Former Israeli settlement in the Gaza Strip

Dugit (דּוּגִית) was an Israeli settlement located in the northern tip of the Gaza Strip closest to the shore of the Mediterranean Sea in a mini-settlement bloc including Elei Sinai and Nisanit. While Dugit was under the municipal authority of the Hof Aza Regional Council it was not physically in the Gush Katif bloc where the bulk of the Gush Katif settlements were located. During the Gaza war, the site came under full operational control of the Israel Defense Forces and is currently used as a military outpost.

==History==
The non-religious village was founded in May 1990 by a group of three families of fishermen close to the Shikma Beach with the assistance of the Amana settlement organization. These families, and others that joined later on, lived in trailers for about ten years until permanent homes were built. Another building expansion project was already in advanced planning stages.

==Economy==
The main source of income was from the sea: fishing, rescue services, fish ponds, tourism, fish restaurants, etc.

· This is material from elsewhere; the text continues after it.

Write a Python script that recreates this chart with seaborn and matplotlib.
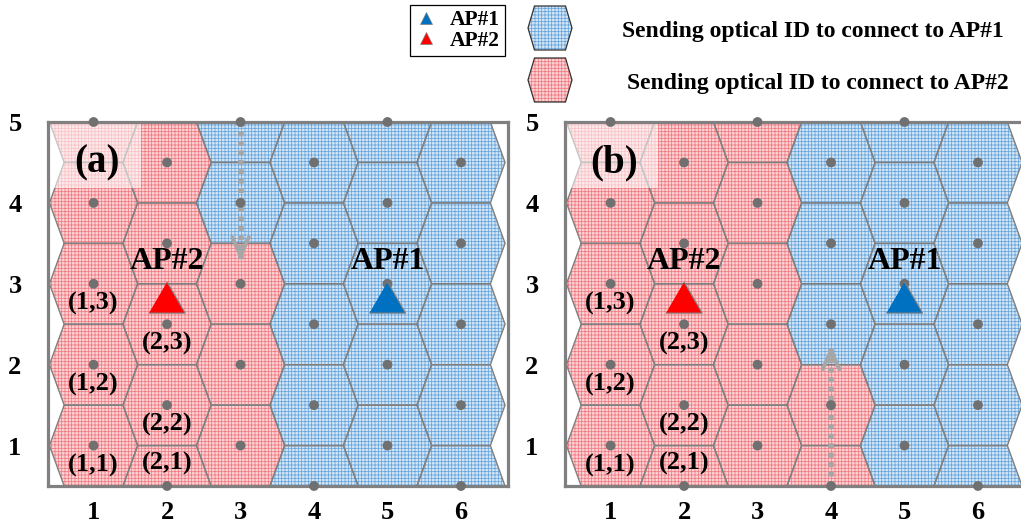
import matplotlib
matplotlib.use("Agg")
import matplotlib.pyplot as plt
from matplotlib.patches import Polygon, Rectangle
from matplotlib.lines import Line2D
import numpy as np
import pandas as pd
import seaborn as sns

# ---- grid of optical cells -------------------------------------------------
columns = [1, 2, 3, 4, 5, 6]
odd_rows = [1, 2, 3, 4, 5]          # centres of cells in columns 1, 3, 5
even_rows = [0.5, 1.5, 2.5, 3.5, 4.5]  # centres of cells in columns 2, 4, 6

# cells that send their optical ID to AP#2 (every other cell goes to AP#1)
ap2_cells_a = ([(1, r) for r in odd_rows] + [(2, r) for r in even_rows]
               + [(3, 1), (3, 2), (3, 3)])
ap2_cells_b = ([(1, r) for r in odd_rows] + [(2, r) for r in even_rows]
               + [(3, r) for r in odd_rows] + [(4, 0.5), (4, 1.5)])

# access points
ap_names = ["AP#1", "AP#2"]
ap_x = [5, 2]
ap_y = [2.83, 2.83]

# indexed cells
cell_labels = ["(1,1)", "(1,2)", "(1,3)", "(2,1)", "(2,2)", "(2,3)"]
cell_col = [1, 1, 1, 2, 2, 2]
cell_row = [1, 2, 3, 1, 2, 3]

# user movement (start, end) in each panel
move_a = [(3, 5.0), (3, 3.29)]
move_b = [(4, 0.5), (4, 2.23)]

panel_tags = ["(a)", "(b)"]
x_ticks = [1, 2, 3, 4, 5, 6]
y_ticks = [1, 2, 3, 4, 5]

# ---- styling ---------------------------------------------------------------
# (background, mesh line colour) for each access point's cells
RED_FILL = ("#fbd3d5", "#f07a81")
BLUE_FILL = ("#d3e6f6", "#67a4db")
AP_COLORS = {"AP#1": "#0070c0", "AP#2": "#ff0000"}
EDGE = "#808080"
DOT = "#707070"
PATH = "#a6a6a6"
HATCH = "+++++"
HALF_W, HALF_TOP = 0.6, 0.4   # hexagon half-width and half top edge (data units)

sns.set_theme(style="white")
plt.rcParams["font.family"] = ["Liberation Serif", "DejaVu Serif"]
plt.rcParams["font.weight"] = "bold"
plt.rcParams["text.color"] = "black"
plt.rcParams["xtick.color"] = "black"
plt.rcParams["ytick.color"] = "black"
plt.rcParams["hatch.linewidth"] = 0.55

W, H = 1021, 529
fig = plt.figure(figsize=(W / 100, H / 100), dpi=100)


def hexagon(cx, cy, hw=HALF_W, ht=HALF_TOP, hh=0.5):
    return [(cx - hw, cy), (cx - ht, cy + hh), (cx + ht, cy + hh),
            (cx + hw, cy), (cx + ht, cy - hh), (cx - ht, cy - hh)]


def mesh_patch(verts, fill, **kw):
    bg, mesh = fill
    return Polygon(verts, closed=True, fc=bg, ec=mesh, lw=0, hatch=HATCH, **kw)


centres = pd.DataFrame(
    [(c, r) for c in columns for r in (odd_rows if c % 2 else even_rows)],
    columns=["x", "y"])
aps = pd.DataFrame({"name": ap_names, "x": ap_x, "y": ap_y})
tri = [(-1, -0.86), (1, -0.86), (0, 0.86)]


def draw_panel(ax, ap2_cells, tag, move):
    for cx, cy in centres.itertuples(index=False):
        verts = hexagon(cx, cy)
        fill = RED_FILL if (cx, cy) in ap2_cells else BLUE_FILL
        ax.add_patch(mesh_patch(verts, fill, zorder=1))
        ax.add_patch(Polygon(verts, closed=True, fill=False, ec=EDGE,
                             lw=1.0, zorder=2))

    # faded corner behind the panel tag
    ax.add_patch(Rectangle((0.38, 4.19), 1.26, 0.81, fc="white", ec="none",
                           alpha=0.55, zorder=3))
    ax.text(1.05, 4.5, tag, ha="center", va="center", fontsize=28,
            fontweight="bold", zorder=8)

    sns.scatterplot(data=centres, x="x", y="y", color=DOT, s=50,
                    edgecolor="none", ax=ax, zorder=6, clip_on=False,
                    legend=False)

    # movement path
    (x0, y0), (x1, y1) = move
    ax.plot([x0, x1], [y0, y1], ls=(0, (0.9, 0.8)), lw=4.0, color=PATH,
            zorder=5, solid_capstyle="butt")
    step = 0.12 if y1 < y0 else -0.12
    ax.annotate("", xy=(x1, y1), xytext=(x1, y1 + step),
                arrowprops=dict(arrowstyle="->,head_length=1.1,head_width=0.5",
                                lw=2.8, color=PATH, shrinkA=0, shrinkB=0),
                zorder=5)

    sns.scatterplot(data=aps, x="x", y="y", hue="name", palette=AP_COLORS,
                    marker=tri, s=680, edgecolor=EDGE, linewidth=0.8,
                    ax=ax, zorder=7, legend=False)
    for name, x, y in zip(ap_names, ap_x, ap_y):
        ax.text(x, y + 0.44, name, ha="center", va="center", fontsize=23,
                fontweight="bold", zorder=8)

    for lab, c, r in zip(cell_labels, cell_col, cell_row):
        cy = r if c % 2 else r - 0.5
        dy = -0.24 if cy - 0.24 > 0.6 else 0.28
        ax.text(c, cy + dy, lab, ha="center", va="center", fontsize=19,
                fontweight="bold", zorder=8)

    ax.set_xlim(0.38, 6.64)
    ax.set_ylim(0.5, 5.0)
    ax.set_xticks(x_ticks)
    ax.set_yticks(y_ticks)
    ax.set_xlabel("")
    ax.set_ylabel("")
    ax.tick_params(length=0, labelsize=19, labelcolor="black")
    ax.tick_params(axis="x", pad=11)
    ax.tick_params(axis="y", pad=19)
    for lbl in ax.get_xticklabels() + ax.get_yticklabels():
        lbl.set_fontweight("bold")
    for sp in ax.spines.values():
        sp.set_color(EDGE)
        sp.set_linewidth(2.3)
        sp.set_zorder(4)


ax_h = 364 / H
ax_w = 460 / W
ax_a = fig.add_axes([48 / W, 43 / H, ax_w, ax_h])
ax_b = fig.add_axes([565 / W, 43 / H, ax_w, ax_h])
draw_panel(ax_a, ap2_cells_a, panel_tags[0], move_a)
draw_panel(ax_b, ap2_cells_b, panel_tags[1], move_b)

# ---- legends ---------------------------------------------------------------
handles = [Line2D([], [], marker="^", ls="none", color=AP_COLORS[n],
                  markeredgecolor=EDGE, markeredgewidth=0.5, markersize=9)
           for n in ap_names]
leg = fig.legend(handles, ap_names, loc="upper left",
                 bbox_to_anchor=(410 / W, 1 - 5 / H), frameon=True,
                 fancybox=False, edgecolor="black", framealpha=1,
                 prop=dict(family="Liberation Serif", weight="bold", size=15.5),
                 handlelength=1.0, handletextpad=0.6, borderpad=0.25,
                 labelspacing=0.0, borderaxespad=0)
leg.get_frame().set_linewidth(0.9)
for t in leg.get_texts():
    t.set_color("black")

lax = fig.add_axes([0, 0, 1, 1], zorder=10)
lax.set_xlim(0, W)
lax.set_ylim(H, 0)
lax.axis("off")
legend_items = [(BLUE_FILL, "Sending optical ID to connect to AP#1", 28, 622),
                (RED_FILL, "Sending optical ID to connect to AP#2", 80, 627)]
for fill, text, yc, tx in legend_items:
    verts = hexagon(550, yc, hw=22, ht=15.5, hh=22)
    lax.add_patch(mesh_patch(verts, fill))
    lax.add_patch(Polygon(verts, closed=True, fill=False, ec="#333333", lw=0.9))
    lax.text(tx, yc + 4, text, ha="left", va="center", fontsize=17,
             fontweight="bold")

fig.savefig("out.png", dpi=100)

==Unilateral Disengagement==
Unlike virtually all the other settlements slated for destruction as part of the disengagement plan, whose inhabitants were forcibly evicted by the Israeli Army and Israeli Police, the families of Dugit chose to co-operate with the eviction orders and most had already packed and abandoned their homes before the official date.

==Rebuilding attempts==
Avi Farhan from Elei Sinai and a part of his family established a new group including families from Dugit and Nisanit with hope to establish a new community. The government agreed in 2006 to acclimatize this group in Palmachim. The plan was then changed to resettle in the Givat Olga beach neighbourhood of Hadera. As of 2009, Neve Yam is attempting a rejuvenation project by attracting these families by allotting them land adjacent to the sea for permanent housing. The new project would give the evictees a housing and employment solution similar to that of their original homes. The Israel Union for Environmental Defense is struggling to prevent the project it deems is too close to the beach.

==2023 Gaza war==

The site of Dugit was recaptured by the IDF following the invasion of its ground forces into the Gaza Strip on October 27, 2023. Their entry into Dugit was part of a pincer move to surround Gaza City, located to the south of Dugit.